Work on Baghdad wall continues despite premier's opposition
dpa German Press Agency
Published: Monday April 23, 2007
Baghdad- The construction of a three-mile wall around a Sunni neighbourhood in Baghdad continued Monday, the military spokesman for the Iraqi government said, despite Premier Nuri al- Maliki's opposition to the plan. Qassem Atta confirmed the US military's plan to form a 3.5-metre- high concrete wall to enclose Adhamiya district, where tit-for-tat sectarian violence is threatening to spiral out of control.
He also insisted that Iraqi citizens had requested that walls be erected between neighbourhoods for security considerations, and so the work on the Adhamiya wall will continue, he told Iraqiya state television.
Atta also said that the defence minister had a "firm opinion" about the walls, namely that they were "temporary."
Atta's statements came only a day after al-Maliki had openly called for the halt of the separation wall, saying he opposed it.
Anger was sparked among citizens and some politicians in Baghdad after local and international news sources circulated the report of the wall that is expected to divide notorious neighbourhoods - and in turn Baghdad itself.
Atta had told the press that building such and similar walls across Baghdad was part of a security plan enacted on February 14 in an effort to quell ongoing violence in the city.

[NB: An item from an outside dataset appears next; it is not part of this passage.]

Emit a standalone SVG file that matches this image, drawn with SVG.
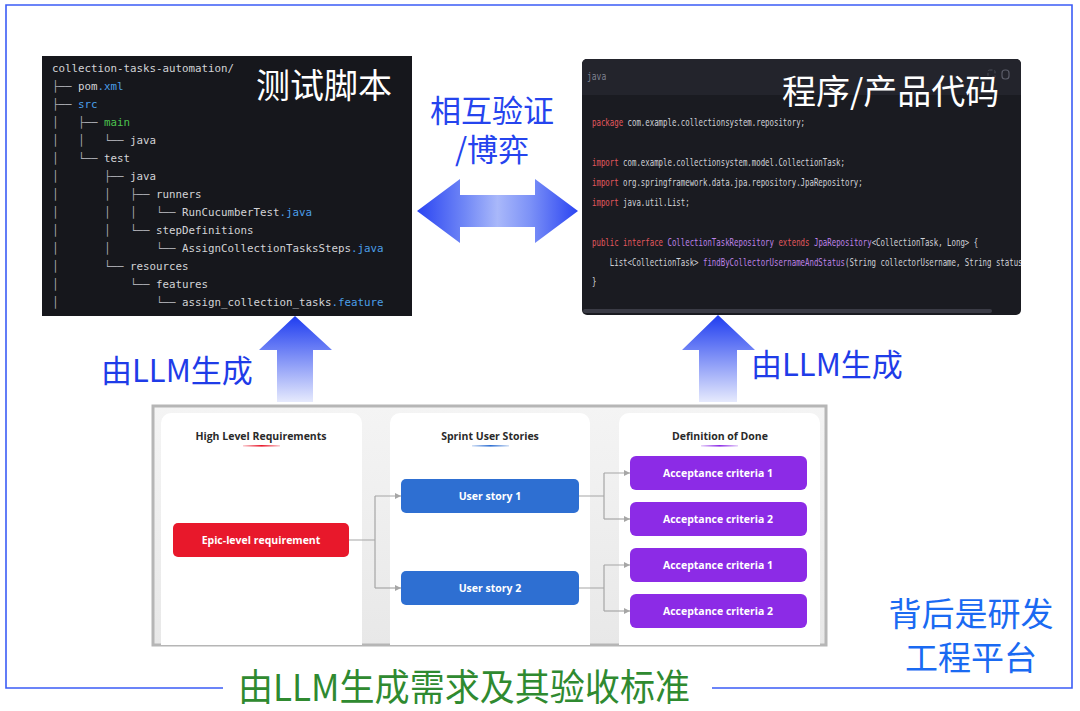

The planned walls are expected to reduce the traffic of armed militants between neighbourhoods. Each wall would have two access points only.
The Adhamiya wall's construction had already begun on April 10.
According to Britain's The Guardian, which blew the whistle on the construction last Saturday, US paratroopers from Camp Taji, some 30 kilometres to the north of Baghdad, transported "stacks of huge (6,300-kilogram) concrete barriers" in trucks into the capital.
"Cranes, protected by tanks, winched them into place. Building has continued every night since," the newspaper report read.
And according to Atta, similar constructions are to follow and are expected to appear in areas like Rasafa and Karakh.
Sunnis are increasingly concentrating to the west of the Tigris in Baghdad, while Shiites flee to the east.